Kedua, meskipun ada lahan parkir, kapasitas terbatas ketika pengunjung ramai — terutama di akhir pekan. Menurut beberapa catatan lama, sebagian pengunjung memilih datang lebih pagi untuk menghindari antre parkir. 

Kenapa Rimbun Patut Dikunjungi

  1. Dekat namun terasa jauh dari kota – di Tangsel, namun suasananya seperti pedesaan alami.

  2. Tempat edukasi lingkungan – cocok untuk anak-anak dan dewasa yang ingin belajar tentang pertanian, konservasi, dan sampah organik.

  3. Kuliner alam – makan di tengah kebun dengan menu rumahan, harga terjangkau, dan pilihan sehat.

  4. Aktivitas outdoor seru – mulai dari panen sayur, memberi makan hewan, sampai camping atau outbound.
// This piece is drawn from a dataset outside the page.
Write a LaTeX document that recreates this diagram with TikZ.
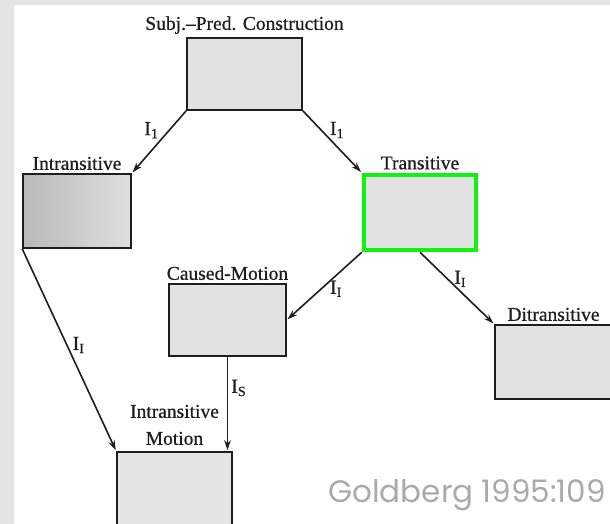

  5. Ramai tapi tidak modernisasi penuh – konsep “kampung konservasi” menjaga karakter alami tanpa terlalu komersial.

Tips Mengunjungi

  • Gunakan kendaraan ringan: mobil kecil atau motor sangat direkomendasikan karena akses jalan bisa sempit dan curam.

  • Datang pagi: agar mendapatkan parkir lebih mudah dan suasana lebih sejuk.

  • Bawa alas kaki yang nyaman: untuk eksplor jalan setapak, kebun, dan area konservasi.

  • Gunakan kamera: banyak spot cantik untuk foto: saung bambu, kebun sayur, jembatan kecil, dll.

  • Jangan lupa bawa uang tunai: meskipun banyak fasilitas, beberapa transaksi lokal masih nyaman menggunakan cash.

  • Jika mau kemah: cek terlebih dahulu dengan pengelola apakah ada tenda sewaan dan fasilitas yang tersedia.

Kampung Konservasi Rimbun adalah destinasi alam yang penuh makna: bukan sekadar tempat selfie, tetapi ruang untuk menyatu dengan alam, belajar, dan menikmati kesederhanaan kampung konservasi. Cocok untuk keluarga, anak-anak, hingga pasangan yang ingin spend quality time di alam. Meski akses dan parkir bisa menjadi tantangan, pengalaman yang didapat jauh lebih besar dari effort-nya. Jika kamu butuh tempat healing yang edukatif dan menenangkan di sekitar Jabodetabek, Rimbun adalah pilihan yang sangat layak.